Junior looks forward to growing family farm
by Kendell Combs
Abby Holstine always thought she would return to the family farm. Her fondest memories are full of farm moments. She remembers riding the tractor with her father around their property and her mother preparing early-morning breakfasts.
But most of all, she remembers the conversations her family would have at the dinner table about the farm. The family business, Produce Patch Farm Market, was more than just a business. It was a way of life.
“I grew passionate about the family business, because it was something I was good at and that came natural to me,” said Holstine, a junior agribusiness: agribusiness management major from Plainville, Indiana. “That’s why I want to go back to the farm because I know it can be something I will succeed in.”
Holstine said she wants to find ways to bring innovative agricultural practices to her family’s business and hopes that her education at Purdue will do that. One of her classes was aimed at students who plan to return to the family farm. Holstine created a six-year plan for the Produce Patch that included how she would implement her return to the farm.
She said the class helped her envision different product lines, including organic produce, which consumers are demanding in growing numbers.
“You just can’t keep doing the same thing that you’ve always done,” Holstine said. “The whole organic side of things is definitely a market I could see us entering.”
She said she knows it will take a lot of work to make the changes at the Produce Patch, but Holstine said the business plan focuses on the future and helps ensure the farm’s longevity.
After all, the farm’s future is tied to her family. Both of Holstine’s parents grew up on farms, and they started the Produce Patch so their children could have the same experiences while growing up. Holstine’s parents also wanted to introduce her to the same work ethic, problem-solving skills, and appreciation for the land they learned as kids.

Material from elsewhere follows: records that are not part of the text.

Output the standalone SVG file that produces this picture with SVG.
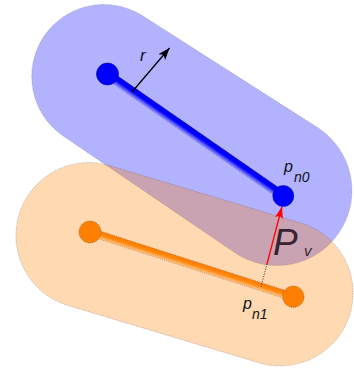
<svg xmlns="http://www.w3.org/2000/svg" width="354" height="375" viewBox="0 0 354 375">
  <style>
    .capsule { stroke: #555; stroke-opacity: 0.5; stroke-width: 0.6; stroke-dasharray: 1.5 1; }
    .lbl { font-family: "Liberation Sans", Arial, sans-serif; font-style: italic; fill: #111; }
    .sub { font-size: 14px; }
  </style>
  <defs>
    <linearGradient id="gBlue" x1="0" y1="0" x2="0" y2="1">
      <stop offset="0" stop-color="#0000e8"/>
      <stop offset="0.5" stop-color="#0000ff"/>
      <stop offset="1" stop-color="#9a9aff"/>
    </linearGradient>
    <linearGradient id="gOrange" x1="0" y1="0" x2="0" y2="1">
      <stop offset="0" stop-color="#ff7a00"/>
      <stop offset="0.5" stop-color="#ff8a10"/>
      <stop offset="1" stop-color="#ffc890"/>
    </linearGradient>
    <marker id="arrBlack" markerUnits="userSpaceOnUse" markerWidth="14" markerHeight="10" refX="12" refY="5" orient="auto">
      <path d="M0,0.5 L12,5 L0,9.5 L3,5 Z" fill="#000"/>
    </marker>
    <marker id="arrRed" markerUnits="userSpaceOnUse" markerWidth="14" markerHeight="10" refX="12" refY="5" orient="auto">
      <path d="M0,1 L12,5 L0,9 L2.5,5 Z" fill="#ff0000"/>
    </marker>
  </defs>

  <g id="capsule-n0">
    <path class="capsule" fill="#0000ff" fill-opacity="0.3" d="M141.7,15.3 L316.4,126.8 A75,75 0 1 1 233.9,252 L62.5,135.5 A72,72 0 0 1 141.7,15.3 Z"/>
  </g>
  <g id="capsule-n1">
    <path class="capsule" fill="#ff8000" fill-opacity="0.3" d="M107.95,165.1 L302.95,223.6 A73,73 0 0 1 261.05,363.4 L66.05,304.9 A73,73 0 0 1 107.95,165.1 Z"/>
  </g>

  <g id="segment-n0">
    <rect x="107" y="69.5" width="214" height="9" fill="url(#gBlue)" stroke="#000050" stroke-width="0.5" stroke-dasharray="1 1" stroke-opacity="0.6" transform="rotate(34.72 107 74)"/>
    <circle cx="107.5" cy="74" r="11" fill="#0000ff" stroke="#0000a0" stroke-width="0.6"/>
    <circle cx="283.3" cy="196" r="10.5" fill="#0000ff" stroke="#0000a0" stroke-width="0.6"/>
  </g>
  <g id="segment-n1">
    <rect x="90" y="228" width="213" height="8" fill="url(#gOrange)" stroke="#6a3a10" stroke-width="0.5" stroke-dasharray="1 1" stroke-opacity="0.7" transform="rotate(17.76 90 232)"/>
    <circle cx="90" cy="232" r="11" fill="#ff8000" stroke="#7a4a1a" stroke-width="0.6" stroke-dasharray="1 1"/>
    <circle cx="293.3" cy="296.7" r="10.7" fill="#ff8000" stroke="#7a4a1a" stroke-width="0.6" stroke-dasharray="1 1"/>
  </g>

  <g id="connectors">
    <line x1="132" y1="92" x2="169.5" y2="48" stroke="#000" stroke-width="1.3" marker-end="url(#arrBlack)"/>
    <line x1="267" y1="264" x2="282" y2="206.5" stroke="#ff0000" stroke-width="1.3" marker-end="url(#arrRed)"/>
    <line x1="267" y1="264" x2="261" y2="287" stroke="#333" stroke-width="1" stroke-dasharray="1 1.5"/>
  </g>

  <g id="labels">
    <text class="lbl" x="140" y="61" font-size="17">r</text>
    <text class="lbl" x="284" y="172" font-size="16">p</text>
    <text class="lbl sub" x="294" y="181.5">n0</text>
    <text class="lbl" x="243" y="309" font-size="16">p</text>
    <text class="lbl sub" x="252" y="319">n1</text>
    <text x="273" y="255" font-family="Liberation Sans, Arial, sans-serif" font-style="italic" font-size="37" fill="#3a2232">P</text>
    <text x="304" y="256" font-family="Liberation Sans, Arial, sans-serif" font-style="italic" font-size="15" fill="#3a2232">v</text>
  </g>
</svg>
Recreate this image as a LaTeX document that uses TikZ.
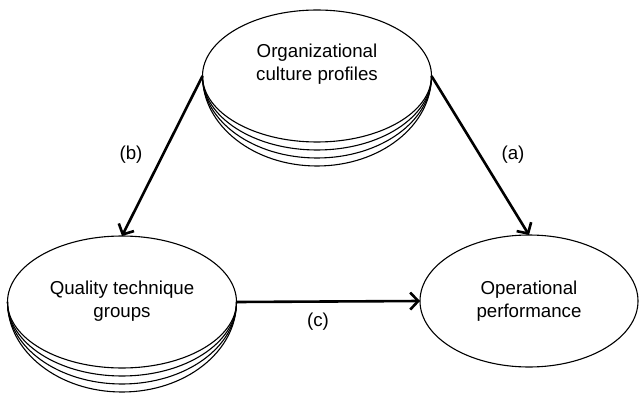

“To be a part of the family, you have to work,” Holstine said. “I learned that by watching the example my parents set for me and my brother.”
Holstine said her parents’ dawn-to-dusk work mentality inspired her and is a part of who she is. Holstine has applied that work ethic here at Purdue. But she also describes how her Purdue experiences changed the way she views the world and the family farm.
“Stepping back and having a life away from the farm has allowed me to grow and learn something new by getting to hear someone else’s opinion,” Holstine said.
Those opinions gave Holstine a new perspective on the family farm. She learned to be open-minded to suggestions from trusted peers and mentors because they might provide a different take that could be beneficial in the long-run. It’s a perspective that her family wants Holstine to discover. But Holstine’s family also wants her to broaden her horizons even after college.
Holstine’s mother encouraged her to be open-minded about taking a job at another business for a couple of years after graduation. Such a job, Holstine said, will broaden her professional experiences, including understanding how businesses operate and ways to handle communication with others.
Even so, Holstine said the pull of the family farm remains strong. Holstine said she definitely plans to return to the farm but understands that it will be like starting fresh once she returns from her outside business experience.
“My time at Purdue has validated my feelings toward returning to the Produce Patch,” Holstine said. “I feel enthusiastic about the opportunities there are to expand and better the business that my parents started.”